When to Take Him: Twelfth to Fourteenth Round

If you've waited until this point to get your starting second baseman, then you're picking from scraps as it is anyway. It's worth it to wait for as long as you can and get better value through the rest of your roster first. Danny Espinosa adds very little value past mediocre power and stolen base statistics, and he can be easily dropped for an up-and-coming player or risk that you see fit (see: Utley or Uggla).

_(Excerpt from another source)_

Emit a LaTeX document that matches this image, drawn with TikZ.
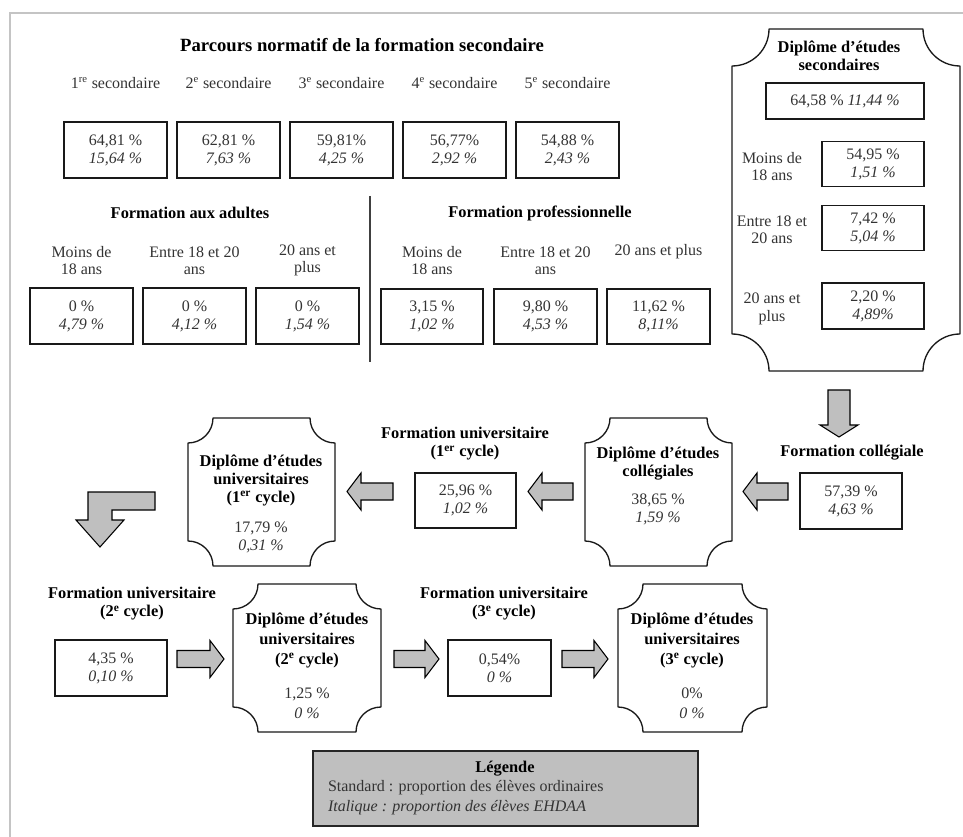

9. Omar Infante - Detroit Tigers


Stat to Know: Strikeout Percentage

Infante doesn't have too many strengths: only 1.6 percent of his career at-bats have gone for a home run, and he hasn't walked more than six percent of his plate appearances in three seasons. However, Infante has taken one step to limit one of his weaknesses: strikeouts. Over the past two seasons, Infante has posted a strikeout rate of 10.5 percent of plate appearances in 2011 and 11.1 percent in 2012. That number actually went down even further once he got to Detroit: he struck out only 9.9 percent of plate appearances after being traded from Miami at the deadline last season.

When to Take Him: Twelfth to Fourteenth Round

See: Espinosa, Danny. I'm so, so sorry it has gotten to this point.

10. Howie Kendrick - Los Angeles Angels of Anaheim


Stat to Know: Home Run Rate

So which will it be, Kendrick: the 3.1 percent home run rate from 2011 or the 1.4 percent home run rate from last season? That's really the only question with Kendrick; his other numbers have been consistently mediocre across the board over his past six seasons in Los Angeles, from his strikeout rate to his walk rate to his on-base percentage and everything in between. In fact, it's that slight hint of 18 home run power than even has us considering him as a fantasy option this season.

When to Take Him: Twelfth to Fourteenth Round

Yeah, same deal here. Good luck with your second basemen!